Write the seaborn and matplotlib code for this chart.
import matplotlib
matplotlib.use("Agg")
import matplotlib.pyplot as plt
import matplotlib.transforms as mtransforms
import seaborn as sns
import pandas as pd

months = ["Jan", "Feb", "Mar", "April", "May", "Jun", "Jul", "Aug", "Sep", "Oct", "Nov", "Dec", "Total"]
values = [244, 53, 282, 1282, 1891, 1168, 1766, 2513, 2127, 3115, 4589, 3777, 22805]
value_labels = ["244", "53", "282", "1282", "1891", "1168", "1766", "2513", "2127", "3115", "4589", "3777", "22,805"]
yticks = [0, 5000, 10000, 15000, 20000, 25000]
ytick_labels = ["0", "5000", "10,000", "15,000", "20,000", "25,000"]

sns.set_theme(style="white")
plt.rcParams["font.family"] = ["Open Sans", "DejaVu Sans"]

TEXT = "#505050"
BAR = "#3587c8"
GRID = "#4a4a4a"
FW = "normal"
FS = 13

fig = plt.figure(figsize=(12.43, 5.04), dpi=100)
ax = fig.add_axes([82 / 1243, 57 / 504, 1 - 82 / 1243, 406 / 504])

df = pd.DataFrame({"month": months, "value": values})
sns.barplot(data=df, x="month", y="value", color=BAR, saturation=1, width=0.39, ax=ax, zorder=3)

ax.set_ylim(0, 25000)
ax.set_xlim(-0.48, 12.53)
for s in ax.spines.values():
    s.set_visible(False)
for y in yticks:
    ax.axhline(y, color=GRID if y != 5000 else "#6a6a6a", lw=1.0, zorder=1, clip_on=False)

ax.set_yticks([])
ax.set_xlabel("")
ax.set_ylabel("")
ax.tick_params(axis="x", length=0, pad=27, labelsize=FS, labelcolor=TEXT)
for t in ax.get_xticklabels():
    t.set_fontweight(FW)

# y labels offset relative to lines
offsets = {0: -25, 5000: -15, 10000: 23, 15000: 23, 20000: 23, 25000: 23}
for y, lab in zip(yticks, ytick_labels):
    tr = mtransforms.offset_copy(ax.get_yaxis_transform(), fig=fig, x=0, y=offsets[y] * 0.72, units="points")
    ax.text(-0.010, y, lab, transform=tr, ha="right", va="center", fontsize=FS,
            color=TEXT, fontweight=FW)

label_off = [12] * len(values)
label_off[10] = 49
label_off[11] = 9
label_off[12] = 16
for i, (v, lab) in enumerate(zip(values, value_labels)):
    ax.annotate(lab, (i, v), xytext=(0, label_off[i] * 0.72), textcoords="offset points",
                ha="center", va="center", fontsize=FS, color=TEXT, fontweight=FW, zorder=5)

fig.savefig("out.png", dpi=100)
◆ ◆ ◆ ◆ ◆
_WORK TO DO_. Write every line of the material above again, exactly.

_SOLUTION TO THE PROBLEM_.
Write the seaborn and matplotlib code for this chart.
import matplotlib
matplotlib.use("Agg")
import matplotlib.pyplot as plt
import matplotlib.transforms as mtransforms
import seaborn as sns
import pandas as pd

months = ["Jan", "Feb", "Mar", "April", "May", "Jun", "Jul", "Aug", "Sep", "Oct", "Nov", "Dec", "Total"]
values = [244, 53, 282, 1282, 1891, 1168, 1766, 2513, 2127, 3115, 4589, 3777, 22805]
value_labels = ["244", "53", "282", "1282", "1891", "1168", "1766", "2513", "2127", "3115", "4589", "3777", "22,805"]
yticks = [0, 5000, 10000, 15000, 20000, 25000]
ytick_labels = ["0", "5000", "10,000", "15,000", "20,000", "25,000"]

sns.set_theme(style="white")
plt.rcParams["font.family"] = ["Open Sans", "DejaVu Sans"]

TEXT = "#505050"
BAR = "#3587c8"
GRID = "#4a4a4a"
FW = "normal"
FS = 13

fig = plt.figure(figsize=(12.43, 5.04), dpi=100)
ax = fig.add_axes([82 / 1243, 57 / 504, 1 - 82 / 1243, 406 / 504])

df = pd.DataFrame({"month": months, "value": values})
sns.barplot(data=df, x="month", y="value", color=BAR, saturation=1, width=0.39, ax=ax, zorder=3)

ax.set_ylim(0, 25000)
ax.set_xlim(-0.48, 12.53)
for s in ax.spines.values():
    s.set_visible(False)
for y in yticks:
    ax.axhline(y, color=GRID if y != 5000 else "#6a6a6a", lw=1.0, zorder=1, clip_on=False)

ax.set_yticks([])
ax.set_xlabel("")
ax.set_ylabel("")
ax.tick_params(axis="x", length=0, pad=27, labelsize=FS, labelcolor=TEXT)
for t in ax.get_xticklabels():
    t.set_fontweight(FW)

# y labels offset relative to lines
offsets = {0: -25, 5000: -15, 10000: 23, 15000: 23, 20000: 23, 25000: 23}
for y, lab in zip(yticks, ytick_labels):
    tr = mtransforms.offset_copy(ax.get_yaxis_transform(), fig=fig, x=0, y=offsets[y] * 0.72, units="points")
    ax.text(-0.010, y, lab, transform=tr, ha="right", va="center", fontsize=FS,
            color=TEXT, fontweight=FW)

label_off = [12] * len(values)
label_off[10] = 49
label_off[11] = 9
label_off[12] = 16
for i, (v, lab) in enumerate(zip(values, value_labels)):
    ax.annotate(lab, (i, v), xytext=(0, label_off[i] * 0.72), textcoords="offset points",
                ha="center", va="center", fontsize=FS, color=TEXT, fontweight=FW, zorder=5)

fig.savefig("out.png", dpi=100)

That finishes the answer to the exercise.